# START OF Stored data

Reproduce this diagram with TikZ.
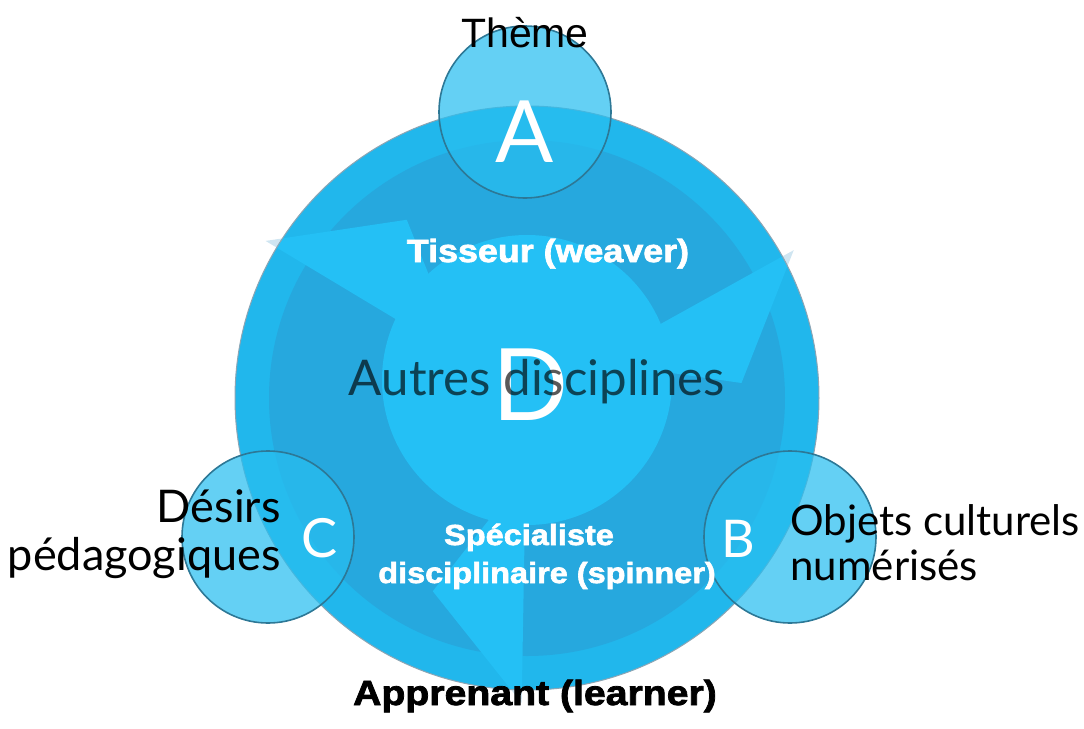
\documentclass[tikz,border=0pt]{standalone}
\usepackage{fontspec}
\setmainfont{Liberation Sans}
\newfontfamily\geo{Lato}
\newfontfamily\heavy{Liberation Sans Bold}[FakeBold=2.2,FakeStretch=1.12]

\definecolor{ring}{RGB}{33,183,236}
\definecolor{innerdisk}{RGB}{38,168,222}
\definecolor{swirl}{RGB}{36,192,245}
\definecolor{ghost}{RGB}{207,229,241}
\definecolor{bubble}{RGB}{40,190,240}
\definecolor{rim}{RGB}{45,120,150}
\definecolor{edge}{RGB}{140,165,180}

\tikzset{
  bubblefill/.style={fill=bubble, fill opacity=0.72},
  bubblerim/.style={draw=rim, line width=0.8pt},
  letter/.style={text=white, inner sep=0pt, anchor=base},
  leftlabel/.style={text=black, inner sep=0pt, anchor=base east, font=\geo\fontsize{22.5}{26}\selectfont},
  rightlabel/.style={text=black, inner sep=0pt, anchor=base west, font=\geo\fontsize{21}{25}\selectfont},
  rolelabel/.style={text=white, inner sep=0pt, anchor=base},
}

\begin{document}
\begin{tikzpicture}[x=0.5pt,y=-0.5pt]
\useasboundingbox (0,0) rectangle (1084,729);
\coordinate (O) at (527,398);

% arrow tips that stick out of the big disk
\begin{scope}[shift={(O)}]
  \foreach \p in {149,29,269}
    \fill[ghost] (-\p:305) -- (-\p+25:215) -- (-\p:75) -- cycle;
\end{scope}

% big disk: outer ring and darker inner disk
\fill[ring] (O) circle (292);
\fill[innerdisk] (O) circle (258);

% cycle of three arrows
\begin{scope}
  \clip (O) circle (292);
  \fill[swirl] (527,380) circle (145);
  \begin{scope}[shift={(O)}]
    \foreach \p in {149,29,269}
      \fill[swirl] (-\p:305) -- (-\p+25:215) -- (-\p:75) -- cycle;
  \end{scope}
\end{scope}
\draw[edge, line width=0.5pt] (O) circle (292);

% the three satellite circles
\coordinate (cA) at (525,112);
\coordinate (cB) at (790,537);
\coordinate (cC) at (268,537);
\foreach \c in {cA,cB,cC} {
  \fill[bubblefill] (\c) circle (86);
  \draw[bubblerim] (\c) circle (86);
}

% letters
\node[letter, font=\geo\fontsize{43}{50}\selectfont] (lA) at (525,162) {A};
\node[letter, font=\geo\fontsize{26}{30}\selectfont] (lB) at (738,557) {B};
\node[letter, font=\geo\fontsize{27}{30}\selectfont] (lC) at (320,557) {C};
\node[letter, font=\geo\fontsize{50}{56}\selectfont] (lD) at (531,420) {D};

% central label
\node[anchor=base, inner sep=0pt, text=black, text opacity=0.65,
      font=\geo\fontsize{24.6}{28}\selectfont] (autres) at (537,395) {Autres disciplines};

% satellite labels
\node[anchor=base, inner sep=0pt, font=\fontsize{20.5}{24}\selectfont] (theme) at (525,47) {Thème};
\node[leftlabel] (desirs) at (281,522) {Désirs};
\node[leftlabel] (pedago) at (281,570) {pédagogiques};
\node[rightlabel] (objets) at (790,535) {Objets culturels};
\node[rightlabel] (numer) at (790,580) {numérisés};

% role labels
\node[rolelabel, font=\heavy\fontsize{16}{19}\selectfont] (tisseur) at (548,262) {Tisseur (weaver)};
\node[rolelabel, font=\heavy\fontsize{14.5}{18}\selectfont] (spec1) at (529,545) {Spécialiste};
\node[rolelabel, font=\heavy\fontsize{14.5}{18}\selectfont] (spec2) at (547,583) {disciplinaire (spinner)};
\node[anchor=base, inner sep=0pt, text=black, font=\heavy\fontsize{17.5}{21}\selectfont] (appr) at (535,705) {Apprenant (learner)};
\end{tikzpicture}
\end{document}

# END OF Stored data

→ **Do this**
Repeat the lines above, starting at the first and stopping after the line that holds "(O) at (527,398);", with the pictures left out.

→ **Output of the exercise**
Reproduce this diagram with TikZ.
\documentclass[tikz,border=0pt]{standalone}
\usepackage{fontspec}
\setmainfont{Liberation Sans}
\newfontfamily\geo{Lato}
\newfontfamily\heavy{Liberation Sans Bold}[FakeBold=2.2,FakeStretch=1.12]

\definecolor{ring}{RGB}{33,183,236}
\definecolor{innerdisk}{RGB}{38,168,222}
\definecolor{swirl}{RGB}{36,192,245}
\definecolor{ghost}{RGB}{207,229,241}
\definecolor{bubble}{RGB}{40,190,240}
\definecolor{rim}{RGB}{45,120,150}
\definecolor{edge}{RGB}{140,165,180}

\tikzset{
  bubblefill/.style={fill=bubble, fill opacity=0.72},
  bubblerim/.style={draw=rim, line width=0.8pt},
  letter/.style={text=white, inner sep=0pt, anchor=base},
  leftlabel/.style={text=black, inner sep=0pt, anchor=base east, font=\geo\fontsize{22.5}{26}\selectfont},
  rightlabel/.style={text=black, inner sep=0pt, anchor=base west, font=\geo\fontsize{21}{25}\selectfont},
  rolelabel/.style={text=white, inner sep=0pt, anchor=base},
}

\begin{document}
\begin{tikzpicture}[x=0.5pt,y=-0.5pt]
\useasboundingbox (0,0) rectangle (1084,729);
\coordinate (O) at (527,398);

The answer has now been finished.